438.5
Seniors and Digital Technology: A Qualitative Approach to Uruguay's One Tablet-per-Retired Low-Income-Senior Policy (Plan Ibirapitá)

Friday, 20 July 2018: 09:22
Location: 709 (MTCC SOUTH BUILDING)
Oral Presentation
Alexander CASTLETON, Carleton University, Canada, ObservaTic, Universidad de la República, Uruguay
This project is a study of a public policy that is taking place in Uruguay: the one tablet-per retired-senior program called Plan Ibirapitá. The general objective is to study how the tablets are affecting the life of seniors and changing their practices and identities. In this project, I look at the relation between seniors and tablets through the lens of the social construction of technology, technological mediation, and the philosophy of technology. Through these theoretical standpoints, I examine how the tablets mediate seniors’ realities and assess in what ways they are both co-constituted in their interaction.
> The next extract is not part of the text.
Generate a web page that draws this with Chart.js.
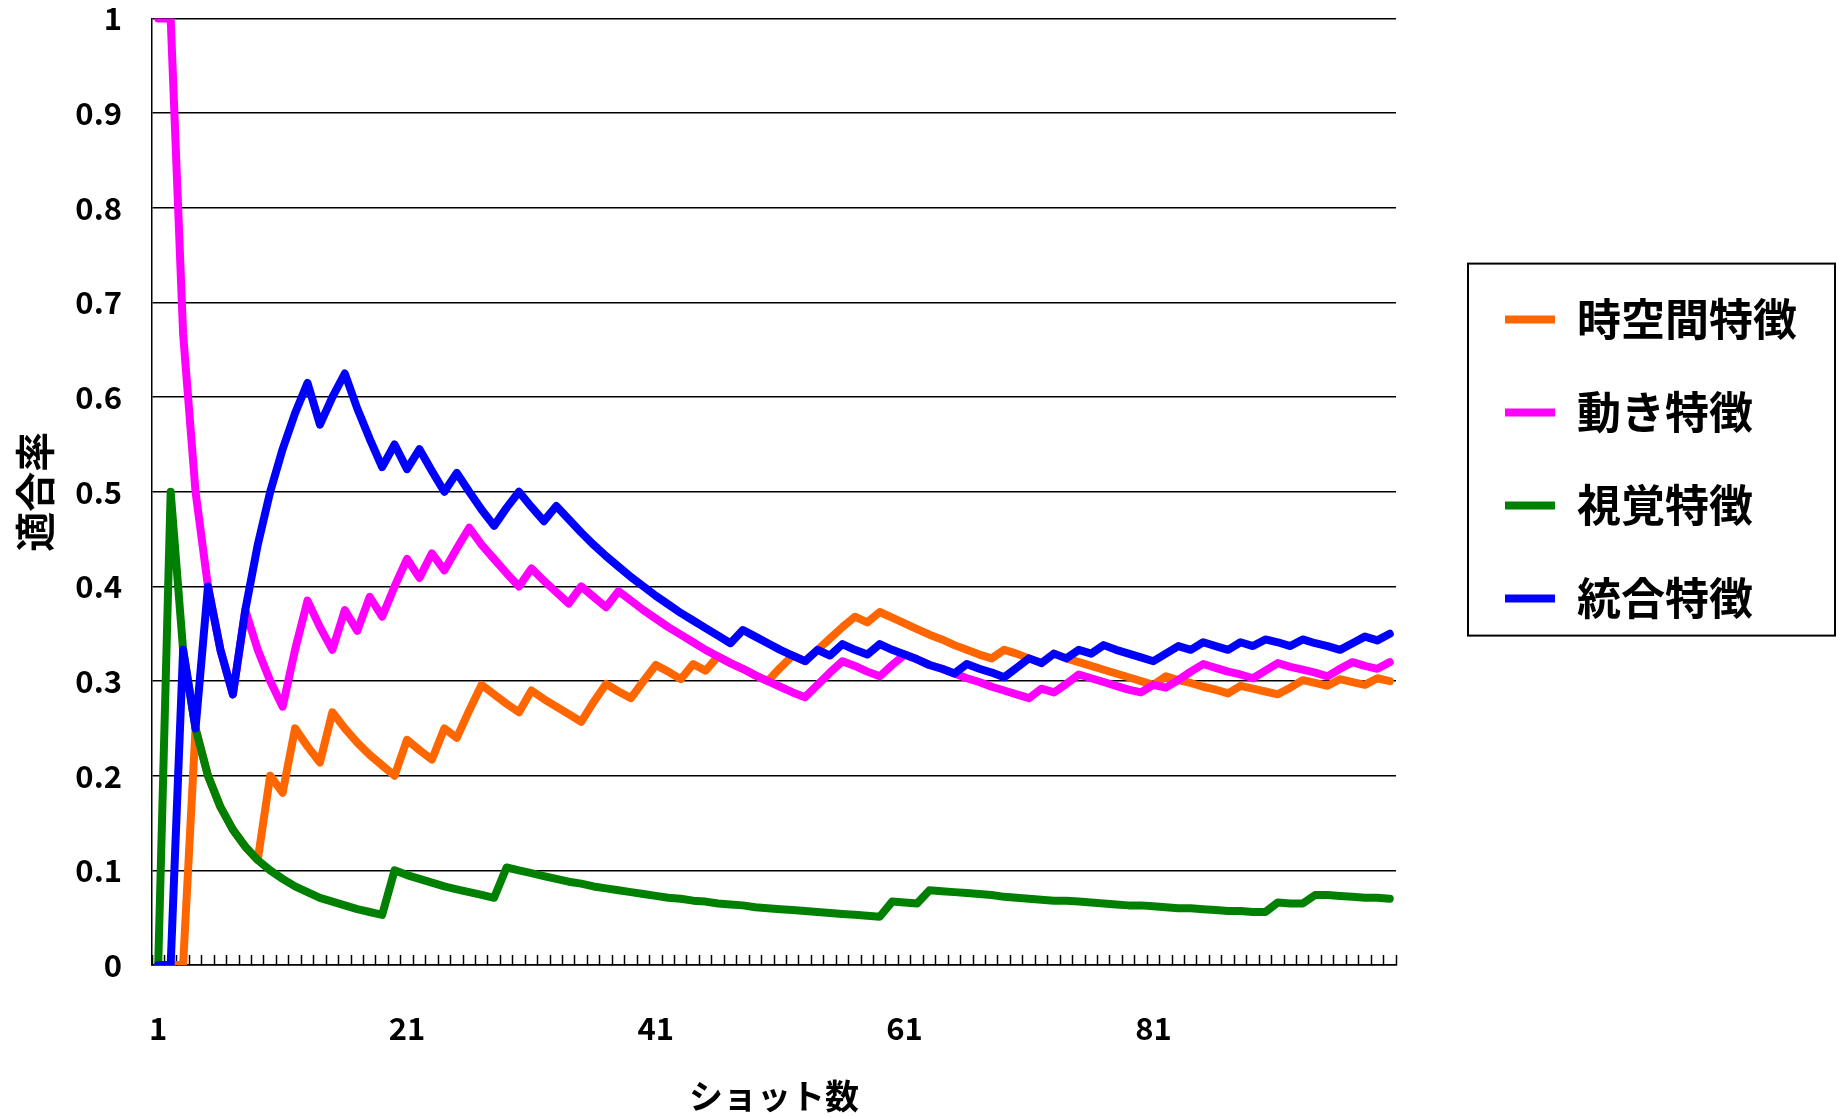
<!DOCTYPE html>
<html>
<head>
<meta charset="utf-8">
<script src="https://cdn.jsdelivr.net/npm/chart.js@4/dist/chart.umd.min.js"></script>
<style>
  body { margin: 0; background: #fff; }
</style>
</head>
<body>
<canvas id="myChart" width="1847" height="1118"></canvas>
<script>
// 適合率 per number of shots (ショット数 1..100)
const shots = Array.from({ length: 100 }, (_, i) => String(i + 1));
const tickLabels = ["1", "21", "41", "61", "81"];
const seriesNames = ["時空間特徴", "動き特徴", "視覚特徴", "統合特徴"];

const spatioTemporal = [
  0, 0, 0, 0.25, 0.2, 0.167, 0.143, 0.125, 0.111, 0.2,
  0.182, 0.25, 0.231, 0.214, 0.267, 0.25, 0.235, 0.222, 0.211, 0.2,
  0.238, 0.227, 0.217, 0.25, 0.24, 0.269, 0.296, 0.286, 0.276, 0.267,
  0.29, 0.281, 0.273, 0.265, 0.257, 0.278, 0.297, 0.289, 0.282, 0.3,
  0.317, 0.31, 0.302, 0.318, 0.311, 0.326, 0.319, 0.313, 0.306, 0.3,
  0.314, 0.327, 0.321, 0.333, 0.345, 0.357, 0.368, 0.362, 0.373, 0.367,
  0.361, 0.355, 0.349, 0.344, 0.338, 0.333, 0.328, 0.324, 0.333, 0.329,
  0.324, 0.319, 0.329, 0.324, 0.32, 0.316, 0.312, 0.308, 0.304, 0.3,
  0.296, 0.305, 0.301, 0.298, 0.294, 0.291, 0.287, 0.295, 0.292, 0.289,
  0.286, 0.293, 0.301, 0.298, 0.295, 0.302, 0.299, 0.296, 0.303, 0.3
];
const motion = [
  1, 1, 0.667, 0.5, 0.4, 0.333, 0.286, 0.375, 0.333, 0.3,
  0.273, 0.333, 0.385, 0.357, 0.333, 0.375, 0.353, 0.389, 0.368, 0.4,
  0.429, 0.409, 0.435, 0.417, 0.44, 0.462, 0.444, 0.429, 0.414, 0.4,
  0.419, 0.406, 0.394, 0.382, 0.4, 0.389, 0.378, 0.395, 0.385, 0.375,
  0.366, 0.357, 0.349, 0.341, 0.333, 0.326, 0.319, 0.313, 0.306, 0.3,
  0.294, 0.288, 0.283, 0.296, 0.309, 0.321, 0.316, 0.31, 0.305, 0.317,
  0.328, 0.323, 0.317, 0.313, 0.308, 0.303, 0.299, 0.294, 0.29, 0.286,
  0.282, 0.292, 0.288, 0.297, 0.307, 0.303, 0.299, 0.295, 0.291, 0.288,
  0.296, 0.293, 0.301, 0.31, 0.318, 0.314, 0.31, 0.307, 0.303, 0.311,
  0.319, 0.315, 0.312, 0.309, 0.305, 0.313, 0.32, 0.316, 0.313, 0.32
];
const visual = [
  0, 0.5, 0.333, 0.25, 0.2, 0.167, 0.143, 0.125, 0.111, 0.1,
  0.091, 0.083, 0.077, 0.071, 0.067, 0.063, 0.059, 0.056, 0.053, 0.1,
  0.095, 0.091, 0.087, 0.083, 0.08, 0.077, 0.074, 0.071, 0.103, 0.1,
  0.097, 0.094, 0.091, 0.088, 0.086, 0.083, 0.081, 0.079, 0.077, 0.075,
  0.073, 0.071, 0.07, 0.068, 0.067, 0.065, 0.064, 0.063, 0.061, 0.06,
  0.059, 0.058, 0.057, 0.056, 0.055, 0.054, 0.053, 0.052, 0.051, 0.067,
  0.066, 0.065, 0.079, 0.078, 0.077, 0.076, 0.075, 0.074, 0.072, 0.071,
  0.07, 0.069, 0.068, 0.068, 0.067, 0.066, 0.065, 0.064, 0.063, 0.063,
  0.062, 0.061, 0.06, 0.06, 0.059, 0.058, 0.057, 0.057, 0.056, 0.056,
  0.066, 0.065, 0.065, 0.074, 0.074, 0.073, 0.072, 0.071, 0.071, 0.07
];
const combined = [
  0, 0, 0.333, 0.25, 0.4, 0.333, 0.286, 0.375, 0.444, 0.5,
  0.545, 0.583, 0.615, 0.571, 0.6, 0.625, 0.588, 0.556, 0.526, 0.55,
  0.524, 0.545, 0.522, 0.5, 0.52, 0.5, 0.481, 0.464, 0.483, 0.5,
  0.484, 0.469, 0.485, 0.471, 0.457, 0.444, 0.432, 0.421, 0.41, 0.4,
  0.39, 0.381, 0.372, 0.364, 0.356, 0.348, 0.34, 0.354, 0.347, 0.34,
  0.333, 0.327, 0.321, 0.333, 0.327, 0.339, 0.333, 0.328, 0.339, 0.333,
  0.328, 0.323, 0.317, 0.313, 0.308, 0.318, 0.313, 0.309, 0.304, 0.314,
  0.324, 0.319, 0.329, 0.324, 0.333, 0.329, 0.338, 0.333, 0.329, 0.325,
  0.321, 0.329, 0.337, 0.333, 0.341, 0.337, 0.333, 0.341, 0.337, 0.344,
  0.341, 0.337, 0.344, 0.34, 0.337, 0.333, 0.34, 0.347, 0.343, 0.35
];
const lineColors = ["#ff6600", "#ff00ff", "#008000", "#0000ff"];

const jpFont = "'Noto Sans CJK JP', 'Noto Sans', sans-serif";
Chart.defaults.font.family = jpFont;
Chart.defaults.color = "#000";

function lineSet(i, values) {
  return {
    label: seriesNames[i],
    data: values,
    borderColor: lineColors[i],
    backgroundColor: lineColors[i],
    borderWidth: 8,
    borderCapStyle: "round",
    borderJoinStyle: "round",
    pointRadius: 0,
    tension: 0,
    fill: false,
    order: 3 - i   // later series drawn on top, like the original
  };
}

// frame around the legend
const legendFrame = {
  id: "legendFrame",
  afterDraw(chart) {
    const hb = chart.legend && chart.legend.legendHitBoxes;
    if (!hb || !hb.length) return;
    const last = hb[hb.length - 1];
    const ctx = chart.ctx;
    ctx.save();
    ctx.strokeStyle = "#000";
    ctx.lineWidth = 2;
    const x0 = hb[0].left - 37, y0 = hb[0].top - 34;
    ctx.strokeRect(x0, y0, 367, last.top + last.height + 15 - y0);
    ctx.restore();
  }
};

new Chart("myChart", {
  type: "line",
  data: {
    labels: shots,
    datasets: [
      lineSet(0, spatioTemporal),
      lineSet(1, motion),
      lineSet(2, visual),
      lineSet(3, combined)
    ]
  },
  options: {
    responsive: false,
    animation: false,
    events: [],
    layout: { padding: { top: 18, left: 0, right: 40, bottom: 2 } },
    plugins: {
      tooltip: { enabled: false },
      legend: {
        position: "right",
        align: "start",
        fullSize: false,
        maxWidth: 351,
        title: { display: true, text: "", font: { size: 10 }, padding: { top: 218, bottom: 0 } },
        labels: {
          usePointStyle: true,
          pointStyle: "line",
          pointStyleWidth: 50,
          padding: 49,
          color: "#000",
          font: { size: 44, weight: "bold" },
          sort: (a, b) => a.datasetIndex - b.datasetIndex
        }
      }
    },
    scales: {
      x: {
        type: "category",
        offset: true,
        grid: {
          display: true,
          offset: true,
          drawOnChartArea: false,
          drawTicks: true,
          tickLength: -10,
          tickColor: "#000",
          tickWidth: 1.5
        },
        border: { display: true, color: "#000", width: 1.5 },
        ticks: {
          autoSkip: false,
          maxRotation: 0,
          minRotation: 0,
          padding: 55,
          color: "#000",
          font: { size: 31, weight: "bold" },
          callback: function (v, i) {
            return tickLabels.includes(shots[i]) ? shots[i] : "";
          }
        },
        title: {
          display: true,
          text: "ショット数",
          color: "#000",
          font: { size: 34, weight: "bold" },
          padding: { top: -27, bottom: 0 }
        }
      },
      y: {
        min: 0,
        max: 1,
        grid: {
          color: "#000",
          lineWidth: 1.5,
          drawTicks: true,
          tickLength: 30,
          tickColor: "rgba(0,0,0,0)"
        },
        border: { display: true, color: "#000", width: 1.5 },
        ticks: {
          stepSize: 0.1,
          padding: 0,
          color: "#000",
          font: { size: 31, weight: "bold" },
          callback: function (v) { return String(Math.round(v * 10) / 10); }
        },
        title: {
          display: true,
          text: "適合率",
          color: "#000",
          font: { size: 40, weight: "bold" },
          padding: { top: 11, bottom: 0 }
        },
        afterFit: function (scale) { scale.width = 152; }
      },
      gap: {
        type: "linear",
        axis: "y",
        position: "right",
        display: true,
        grid: { display: false },
        border: { display: false },
        ticks: { display: false },
        afterFit: function (scale) { scale.width = 60; }
      }
    }
  },
  plugins: [legendFrame]
});
</script>
</body>
</html>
I also engage with previous literature on the non-use of technology. Data was gathered utilizing in-depth interviews and performing observation at tablet-use training facilities in the city of Minas, located at the center-east region of Uruguay. Agreeing with previous literature, in this research I suggest the need to look at seniors as active agents in their relation to technology, and thus the need to distance from deterministic standpoints. In this sense, using some approaches from the philosophy of technology, I propose an 'existential' perspective to understand the relation between seniors and technology.